▶ _Brief_
Everything from the line with "Give me the Altair source for this chart." through the line with "-17.66, -18.70, -20.0]", inclusive, should be repeated exactly, except the pictures.

Figure scripts
╭──
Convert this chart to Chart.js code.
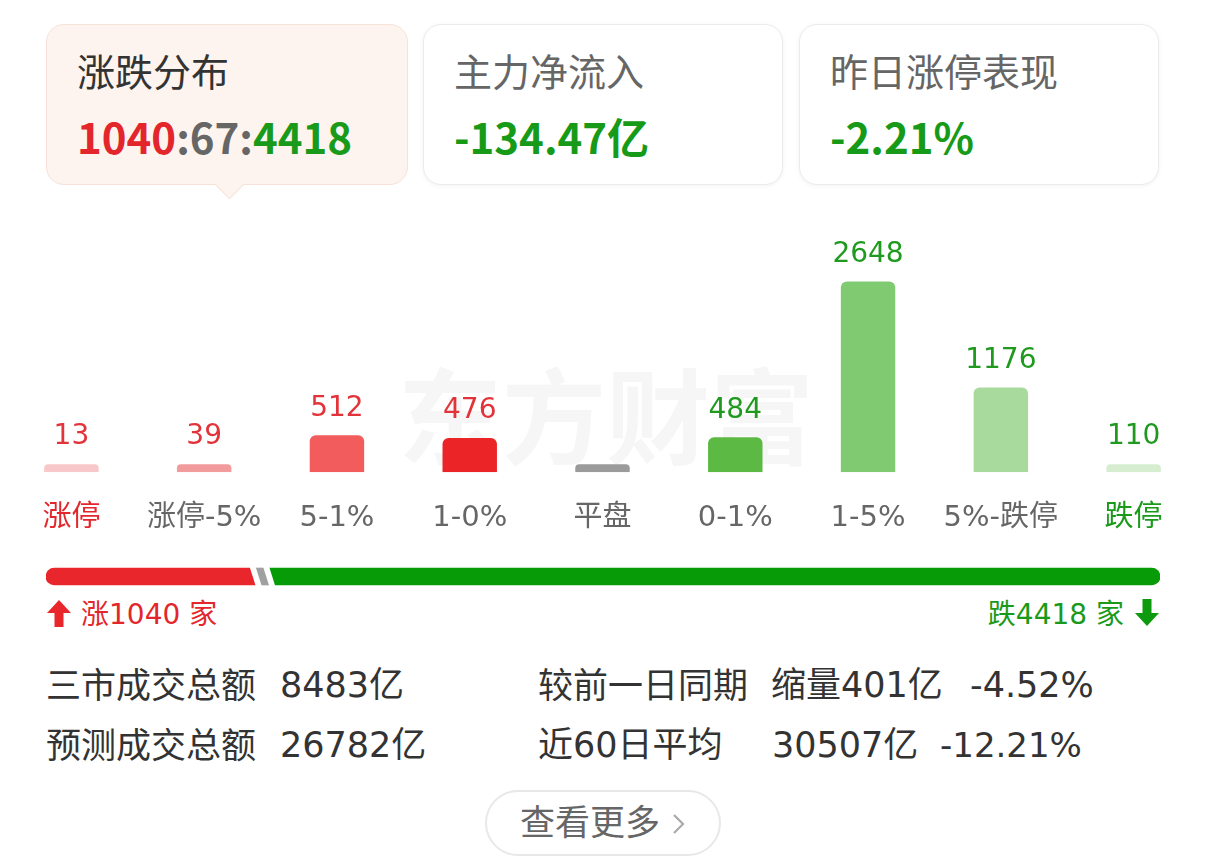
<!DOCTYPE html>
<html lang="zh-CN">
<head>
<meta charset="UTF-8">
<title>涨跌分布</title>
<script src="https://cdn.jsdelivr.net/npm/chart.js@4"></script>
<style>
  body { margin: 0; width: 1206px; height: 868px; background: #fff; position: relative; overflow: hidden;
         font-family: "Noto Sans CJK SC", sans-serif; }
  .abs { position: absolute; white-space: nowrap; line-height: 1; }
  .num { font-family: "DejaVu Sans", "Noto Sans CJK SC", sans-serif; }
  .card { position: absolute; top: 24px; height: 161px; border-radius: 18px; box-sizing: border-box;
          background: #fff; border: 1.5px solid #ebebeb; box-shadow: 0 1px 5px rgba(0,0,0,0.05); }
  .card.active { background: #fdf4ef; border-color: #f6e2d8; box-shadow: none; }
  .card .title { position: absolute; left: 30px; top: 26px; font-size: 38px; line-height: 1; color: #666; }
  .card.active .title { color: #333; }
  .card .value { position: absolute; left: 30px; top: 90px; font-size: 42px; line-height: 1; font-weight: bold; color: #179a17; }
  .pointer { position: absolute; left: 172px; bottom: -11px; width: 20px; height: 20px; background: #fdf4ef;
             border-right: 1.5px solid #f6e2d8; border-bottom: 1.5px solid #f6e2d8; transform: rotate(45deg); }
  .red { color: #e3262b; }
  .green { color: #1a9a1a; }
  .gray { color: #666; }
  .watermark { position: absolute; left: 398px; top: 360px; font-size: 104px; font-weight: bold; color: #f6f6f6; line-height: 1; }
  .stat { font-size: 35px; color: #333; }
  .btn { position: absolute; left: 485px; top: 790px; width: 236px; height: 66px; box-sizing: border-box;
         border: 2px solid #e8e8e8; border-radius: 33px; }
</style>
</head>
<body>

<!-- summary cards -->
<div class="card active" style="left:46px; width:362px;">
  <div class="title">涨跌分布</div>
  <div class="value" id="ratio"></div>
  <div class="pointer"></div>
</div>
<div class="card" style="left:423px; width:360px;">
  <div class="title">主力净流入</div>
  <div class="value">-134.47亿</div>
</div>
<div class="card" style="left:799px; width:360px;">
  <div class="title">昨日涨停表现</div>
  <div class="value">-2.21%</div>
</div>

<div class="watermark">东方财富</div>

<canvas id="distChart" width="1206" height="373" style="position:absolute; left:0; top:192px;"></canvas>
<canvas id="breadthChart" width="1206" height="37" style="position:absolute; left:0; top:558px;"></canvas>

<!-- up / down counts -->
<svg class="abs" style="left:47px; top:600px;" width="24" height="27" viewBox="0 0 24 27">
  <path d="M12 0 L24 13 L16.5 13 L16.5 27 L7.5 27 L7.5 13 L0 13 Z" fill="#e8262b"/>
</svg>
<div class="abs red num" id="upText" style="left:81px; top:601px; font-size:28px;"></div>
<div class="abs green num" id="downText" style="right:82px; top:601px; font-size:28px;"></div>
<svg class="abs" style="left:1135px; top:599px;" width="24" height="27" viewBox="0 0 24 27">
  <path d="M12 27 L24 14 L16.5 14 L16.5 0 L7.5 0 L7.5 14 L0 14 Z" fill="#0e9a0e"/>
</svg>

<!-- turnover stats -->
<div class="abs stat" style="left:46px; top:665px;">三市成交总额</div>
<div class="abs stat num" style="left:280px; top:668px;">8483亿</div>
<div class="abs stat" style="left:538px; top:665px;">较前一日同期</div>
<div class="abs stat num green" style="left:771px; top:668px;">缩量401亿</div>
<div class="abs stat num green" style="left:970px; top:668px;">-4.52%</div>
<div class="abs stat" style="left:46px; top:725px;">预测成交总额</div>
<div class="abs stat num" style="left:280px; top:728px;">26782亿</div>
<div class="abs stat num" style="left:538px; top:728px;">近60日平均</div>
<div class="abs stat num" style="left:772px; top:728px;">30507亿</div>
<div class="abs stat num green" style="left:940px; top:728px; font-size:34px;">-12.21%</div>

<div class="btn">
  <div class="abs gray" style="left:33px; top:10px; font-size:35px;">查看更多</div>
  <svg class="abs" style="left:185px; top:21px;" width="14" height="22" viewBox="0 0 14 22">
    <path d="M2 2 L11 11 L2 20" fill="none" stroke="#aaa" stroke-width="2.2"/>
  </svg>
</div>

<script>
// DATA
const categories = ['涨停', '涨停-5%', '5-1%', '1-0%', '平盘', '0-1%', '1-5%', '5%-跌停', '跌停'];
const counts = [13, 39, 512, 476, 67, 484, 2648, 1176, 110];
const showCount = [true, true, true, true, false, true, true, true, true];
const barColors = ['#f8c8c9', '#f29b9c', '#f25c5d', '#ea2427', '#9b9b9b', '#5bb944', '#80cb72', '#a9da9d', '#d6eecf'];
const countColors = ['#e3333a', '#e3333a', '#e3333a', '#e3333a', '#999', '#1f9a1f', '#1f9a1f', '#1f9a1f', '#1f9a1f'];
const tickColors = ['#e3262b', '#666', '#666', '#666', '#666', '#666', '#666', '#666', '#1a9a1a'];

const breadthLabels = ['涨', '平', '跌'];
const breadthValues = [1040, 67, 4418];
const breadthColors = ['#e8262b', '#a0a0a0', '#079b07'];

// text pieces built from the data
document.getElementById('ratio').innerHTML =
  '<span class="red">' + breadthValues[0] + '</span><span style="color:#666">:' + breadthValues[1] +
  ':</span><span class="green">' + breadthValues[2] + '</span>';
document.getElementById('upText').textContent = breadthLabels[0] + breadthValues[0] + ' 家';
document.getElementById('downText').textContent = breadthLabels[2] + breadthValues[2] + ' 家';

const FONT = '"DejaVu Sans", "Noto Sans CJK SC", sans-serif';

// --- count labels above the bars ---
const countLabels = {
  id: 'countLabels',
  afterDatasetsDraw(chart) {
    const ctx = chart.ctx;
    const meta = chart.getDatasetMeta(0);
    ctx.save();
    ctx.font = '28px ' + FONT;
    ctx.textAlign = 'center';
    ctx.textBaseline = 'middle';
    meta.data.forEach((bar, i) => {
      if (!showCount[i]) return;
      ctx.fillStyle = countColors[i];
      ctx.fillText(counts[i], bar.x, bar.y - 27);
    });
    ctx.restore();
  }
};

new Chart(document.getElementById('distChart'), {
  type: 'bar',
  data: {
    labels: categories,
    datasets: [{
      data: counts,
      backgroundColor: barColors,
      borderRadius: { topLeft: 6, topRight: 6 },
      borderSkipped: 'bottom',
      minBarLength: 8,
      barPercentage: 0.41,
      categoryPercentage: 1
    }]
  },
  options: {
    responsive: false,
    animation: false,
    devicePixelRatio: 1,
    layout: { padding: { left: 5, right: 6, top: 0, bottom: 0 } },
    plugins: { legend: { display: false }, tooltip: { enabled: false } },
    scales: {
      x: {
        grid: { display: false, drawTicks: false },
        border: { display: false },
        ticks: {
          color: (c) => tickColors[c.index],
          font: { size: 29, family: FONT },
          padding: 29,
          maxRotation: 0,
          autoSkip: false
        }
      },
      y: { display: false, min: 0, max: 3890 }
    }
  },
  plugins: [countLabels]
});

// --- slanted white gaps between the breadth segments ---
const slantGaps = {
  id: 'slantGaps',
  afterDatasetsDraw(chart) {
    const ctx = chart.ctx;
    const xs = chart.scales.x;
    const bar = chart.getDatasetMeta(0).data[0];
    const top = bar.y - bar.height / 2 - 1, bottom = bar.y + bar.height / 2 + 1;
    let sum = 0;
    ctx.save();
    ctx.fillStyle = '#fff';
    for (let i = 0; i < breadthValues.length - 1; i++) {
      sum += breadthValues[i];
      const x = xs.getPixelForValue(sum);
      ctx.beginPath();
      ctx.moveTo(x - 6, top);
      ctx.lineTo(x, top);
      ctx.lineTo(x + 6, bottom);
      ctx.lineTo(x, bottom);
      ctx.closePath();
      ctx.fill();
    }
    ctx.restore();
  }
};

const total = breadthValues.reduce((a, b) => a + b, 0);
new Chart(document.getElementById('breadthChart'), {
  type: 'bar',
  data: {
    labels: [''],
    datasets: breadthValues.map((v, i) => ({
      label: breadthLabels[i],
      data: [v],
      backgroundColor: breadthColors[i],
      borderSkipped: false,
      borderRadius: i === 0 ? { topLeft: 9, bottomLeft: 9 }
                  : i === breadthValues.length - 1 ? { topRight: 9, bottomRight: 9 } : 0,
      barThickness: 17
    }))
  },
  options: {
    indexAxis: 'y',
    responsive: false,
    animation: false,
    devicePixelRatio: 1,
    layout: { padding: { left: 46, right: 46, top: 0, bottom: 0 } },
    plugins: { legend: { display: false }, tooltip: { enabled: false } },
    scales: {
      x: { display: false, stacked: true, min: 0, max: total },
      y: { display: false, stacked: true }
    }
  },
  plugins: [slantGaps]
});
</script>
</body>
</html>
╰──
╭──
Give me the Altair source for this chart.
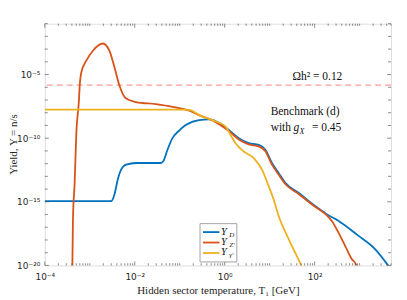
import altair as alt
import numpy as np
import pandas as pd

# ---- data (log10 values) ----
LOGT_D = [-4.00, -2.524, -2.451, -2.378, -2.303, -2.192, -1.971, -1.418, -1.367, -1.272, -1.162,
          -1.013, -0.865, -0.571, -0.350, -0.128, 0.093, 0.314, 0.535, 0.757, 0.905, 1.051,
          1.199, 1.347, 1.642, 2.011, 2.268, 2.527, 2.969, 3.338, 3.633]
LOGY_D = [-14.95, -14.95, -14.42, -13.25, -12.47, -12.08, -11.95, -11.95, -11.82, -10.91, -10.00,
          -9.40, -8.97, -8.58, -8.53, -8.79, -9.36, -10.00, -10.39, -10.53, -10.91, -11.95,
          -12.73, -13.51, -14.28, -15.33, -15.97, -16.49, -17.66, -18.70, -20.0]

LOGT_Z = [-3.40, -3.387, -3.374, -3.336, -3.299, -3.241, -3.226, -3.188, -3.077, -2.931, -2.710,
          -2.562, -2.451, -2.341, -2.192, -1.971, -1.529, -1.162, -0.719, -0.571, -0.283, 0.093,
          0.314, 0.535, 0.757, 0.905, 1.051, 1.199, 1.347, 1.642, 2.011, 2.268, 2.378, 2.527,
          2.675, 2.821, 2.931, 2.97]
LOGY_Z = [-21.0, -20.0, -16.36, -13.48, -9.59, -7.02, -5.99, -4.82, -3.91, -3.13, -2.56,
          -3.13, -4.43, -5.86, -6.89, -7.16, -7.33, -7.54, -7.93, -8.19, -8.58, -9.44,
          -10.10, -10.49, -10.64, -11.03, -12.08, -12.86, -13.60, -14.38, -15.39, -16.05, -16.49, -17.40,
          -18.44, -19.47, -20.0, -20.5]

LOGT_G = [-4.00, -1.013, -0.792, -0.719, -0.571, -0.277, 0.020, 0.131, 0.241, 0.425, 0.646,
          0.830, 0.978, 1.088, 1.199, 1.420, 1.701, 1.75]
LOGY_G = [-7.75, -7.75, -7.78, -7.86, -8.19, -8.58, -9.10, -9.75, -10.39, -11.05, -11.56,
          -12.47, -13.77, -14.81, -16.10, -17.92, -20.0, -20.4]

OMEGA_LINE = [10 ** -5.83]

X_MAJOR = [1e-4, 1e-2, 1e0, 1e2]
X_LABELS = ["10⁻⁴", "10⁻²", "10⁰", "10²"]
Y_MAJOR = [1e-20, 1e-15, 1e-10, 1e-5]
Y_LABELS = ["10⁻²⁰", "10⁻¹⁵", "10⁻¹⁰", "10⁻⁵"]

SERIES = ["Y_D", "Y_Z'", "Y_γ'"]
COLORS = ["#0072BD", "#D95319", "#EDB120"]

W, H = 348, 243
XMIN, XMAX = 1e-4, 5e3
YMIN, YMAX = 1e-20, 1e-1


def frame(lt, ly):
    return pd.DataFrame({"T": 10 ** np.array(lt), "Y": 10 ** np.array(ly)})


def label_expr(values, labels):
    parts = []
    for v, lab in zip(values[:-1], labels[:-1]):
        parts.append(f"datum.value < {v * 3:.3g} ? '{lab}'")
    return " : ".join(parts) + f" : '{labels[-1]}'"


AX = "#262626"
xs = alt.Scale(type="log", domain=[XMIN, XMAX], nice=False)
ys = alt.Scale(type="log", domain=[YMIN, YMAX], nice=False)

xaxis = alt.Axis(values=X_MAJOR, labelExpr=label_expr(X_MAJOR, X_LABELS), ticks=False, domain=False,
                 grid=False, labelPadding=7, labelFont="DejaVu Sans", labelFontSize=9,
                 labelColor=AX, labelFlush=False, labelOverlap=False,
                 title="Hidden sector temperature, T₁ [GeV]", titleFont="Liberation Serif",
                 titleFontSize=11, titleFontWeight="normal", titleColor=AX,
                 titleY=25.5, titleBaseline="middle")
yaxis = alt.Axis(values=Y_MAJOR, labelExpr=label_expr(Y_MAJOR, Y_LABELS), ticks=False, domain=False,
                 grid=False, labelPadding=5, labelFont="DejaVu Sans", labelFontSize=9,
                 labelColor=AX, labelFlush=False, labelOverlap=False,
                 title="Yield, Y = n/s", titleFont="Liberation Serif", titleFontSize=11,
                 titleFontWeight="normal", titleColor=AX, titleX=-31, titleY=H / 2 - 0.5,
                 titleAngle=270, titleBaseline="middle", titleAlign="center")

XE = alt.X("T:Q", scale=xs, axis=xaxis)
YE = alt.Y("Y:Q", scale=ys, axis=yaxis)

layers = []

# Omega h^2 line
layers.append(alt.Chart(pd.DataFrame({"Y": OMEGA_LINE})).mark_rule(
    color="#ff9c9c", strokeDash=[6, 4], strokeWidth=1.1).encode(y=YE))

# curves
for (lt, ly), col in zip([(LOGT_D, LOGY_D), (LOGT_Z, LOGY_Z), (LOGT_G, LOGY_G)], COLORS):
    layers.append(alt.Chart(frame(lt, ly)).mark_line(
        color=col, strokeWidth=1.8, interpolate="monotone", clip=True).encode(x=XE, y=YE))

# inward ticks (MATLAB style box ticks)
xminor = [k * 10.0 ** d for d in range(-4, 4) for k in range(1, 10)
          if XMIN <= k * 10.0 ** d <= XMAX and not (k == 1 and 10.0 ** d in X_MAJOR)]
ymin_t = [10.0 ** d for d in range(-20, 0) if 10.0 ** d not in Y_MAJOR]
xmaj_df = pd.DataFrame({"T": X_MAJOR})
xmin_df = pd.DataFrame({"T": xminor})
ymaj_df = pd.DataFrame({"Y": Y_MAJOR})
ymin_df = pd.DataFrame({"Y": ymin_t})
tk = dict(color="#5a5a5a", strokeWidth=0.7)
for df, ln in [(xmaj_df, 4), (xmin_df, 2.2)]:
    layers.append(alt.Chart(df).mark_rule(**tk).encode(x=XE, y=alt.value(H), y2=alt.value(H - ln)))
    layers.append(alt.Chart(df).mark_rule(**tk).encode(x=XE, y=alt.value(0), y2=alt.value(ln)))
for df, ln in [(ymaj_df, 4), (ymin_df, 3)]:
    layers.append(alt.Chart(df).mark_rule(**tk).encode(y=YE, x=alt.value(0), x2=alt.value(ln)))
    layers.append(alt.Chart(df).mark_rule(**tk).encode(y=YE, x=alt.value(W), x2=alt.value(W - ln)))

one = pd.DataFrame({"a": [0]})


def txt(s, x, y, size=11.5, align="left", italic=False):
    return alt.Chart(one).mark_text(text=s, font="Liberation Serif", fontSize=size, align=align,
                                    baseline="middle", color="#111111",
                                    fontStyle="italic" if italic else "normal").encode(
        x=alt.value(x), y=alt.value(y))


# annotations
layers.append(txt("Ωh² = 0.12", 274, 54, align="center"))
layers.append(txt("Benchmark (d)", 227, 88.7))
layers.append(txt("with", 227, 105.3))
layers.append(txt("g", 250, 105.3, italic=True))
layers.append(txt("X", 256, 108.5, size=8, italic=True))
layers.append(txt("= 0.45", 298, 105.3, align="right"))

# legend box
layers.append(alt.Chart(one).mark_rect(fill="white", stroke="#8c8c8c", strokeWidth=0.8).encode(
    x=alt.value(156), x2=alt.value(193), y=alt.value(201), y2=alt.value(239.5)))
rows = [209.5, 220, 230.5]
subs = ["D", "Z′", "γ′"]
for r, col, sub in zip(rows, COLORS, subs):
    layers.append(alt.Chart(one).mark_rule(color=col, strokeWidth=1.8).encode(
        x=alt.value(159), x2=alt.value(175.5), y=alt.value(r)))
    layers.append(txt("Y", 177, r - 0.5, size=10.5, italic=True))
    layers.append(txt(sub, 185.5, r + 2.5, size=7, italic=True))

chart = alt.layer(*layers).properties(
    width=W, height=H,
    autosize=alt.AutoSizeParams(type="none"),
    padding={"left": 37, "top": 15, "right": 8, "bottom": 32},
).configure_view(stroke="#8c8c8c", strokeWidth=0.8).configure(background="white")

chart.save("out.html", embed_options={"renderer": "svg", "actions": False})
╰──
╭──
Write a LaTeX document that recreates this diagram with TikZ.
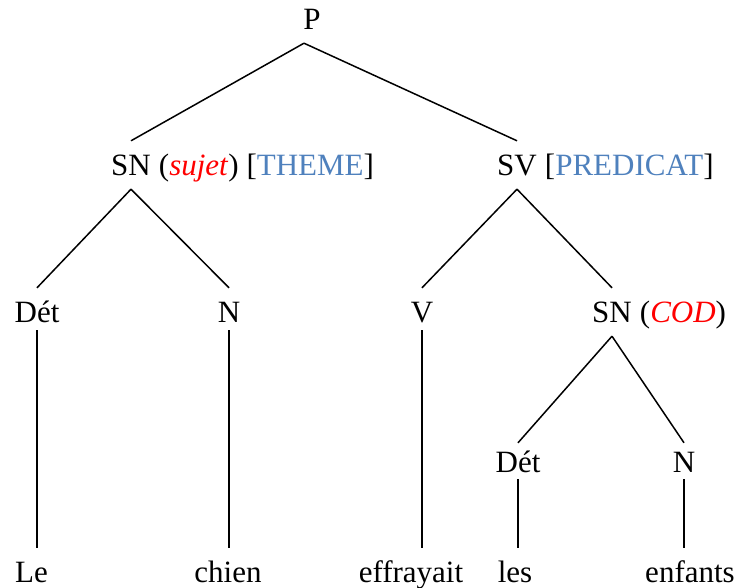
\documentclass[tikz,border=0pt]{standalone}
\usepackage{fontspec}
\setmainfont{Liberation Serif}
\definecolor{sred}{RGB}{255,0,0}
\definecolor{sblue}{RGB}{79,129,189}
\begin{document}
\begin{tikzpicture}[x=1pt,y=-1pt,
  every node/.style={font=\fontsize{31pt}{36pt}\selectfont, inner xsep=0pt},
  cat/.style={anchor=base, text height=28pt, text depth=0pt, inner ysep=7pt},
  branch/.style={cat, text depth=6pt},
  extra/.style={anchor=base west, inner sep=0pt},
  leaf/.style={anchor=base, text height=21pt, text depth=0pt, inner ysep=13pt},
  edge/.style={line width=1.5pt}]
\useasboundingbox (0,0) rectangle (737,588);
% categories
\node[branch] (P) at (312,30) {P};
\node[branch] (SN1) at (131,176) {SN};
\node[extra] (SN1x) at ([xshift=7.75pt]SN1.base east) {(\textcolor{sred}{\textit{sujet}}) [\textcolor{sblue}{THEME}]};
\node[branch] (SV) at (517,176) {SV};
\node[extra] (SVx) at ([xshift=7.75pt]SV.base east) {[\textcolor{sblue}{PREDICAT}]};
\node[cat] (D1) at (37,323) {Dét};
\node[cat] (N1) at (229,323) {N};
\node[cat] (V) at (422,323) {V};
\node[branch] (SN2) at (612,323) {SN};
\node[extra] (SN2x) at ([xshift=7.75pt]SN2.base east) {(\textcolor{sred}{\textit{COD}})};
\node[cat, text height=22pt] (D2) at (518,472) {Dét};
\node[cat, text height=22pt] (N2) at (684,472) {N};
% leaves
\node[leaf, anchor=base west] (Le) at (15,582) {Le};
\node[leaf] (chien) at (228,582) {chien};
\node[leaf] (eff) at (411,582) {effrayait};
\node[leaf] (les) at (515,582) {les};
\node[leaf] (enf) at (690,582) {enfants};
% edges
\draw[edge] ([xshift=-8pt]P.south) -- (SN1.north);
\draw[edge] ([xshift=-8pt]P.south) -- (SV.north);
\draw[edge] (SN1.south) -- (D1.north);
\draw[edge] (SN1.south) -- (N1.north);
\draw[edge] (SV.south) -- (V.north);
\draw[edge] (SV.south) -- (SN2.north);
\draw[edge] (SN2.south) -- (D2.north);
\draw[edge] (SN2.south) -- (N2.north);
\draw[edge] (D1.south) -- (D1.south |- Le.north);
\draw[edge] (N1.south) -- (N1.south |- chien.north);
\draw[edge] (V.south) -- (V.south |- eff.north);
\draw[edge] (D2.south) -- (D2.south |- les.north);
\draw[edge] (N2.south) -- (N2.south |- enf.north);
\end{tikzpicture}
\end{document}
╰──
▶ _Exercise response_
Give me the Altair source for this chart.
import altair as alt
import numpy as np
import pandas as pd

# ---- data (log10 values) ----
LOGT_D = [-4.00, -2.524, -2.451, -2.378, -2.303, -2.192, -1.971, -1.418, -1.367, -1.272, -1.162,
          -1.013, -0.865, -0.571, -0.350, -0.128, 0.093, 0.314, 0.535, 0.757, 0.905, 1.051,
          1.199, 1.347, 1.642, 2.011, 2.268, 2.527, 2.969, 3.338, 3.633]
LOGY_D = [-14.95, -14.95, -14.42, -13.25, -12.47, -12.08, -11.95, -11.95, -11.82, -10.91, -10.00,
          -9.40, -8.97, -8.58, -8.53, -8.79, -9.36, -10.00, -10.39, -10.53, -10.91, -11.95,
          -12.73, -13.51, -14.28, -15.33, -15.97, -16.49, -17.66, -18.70, -20.0]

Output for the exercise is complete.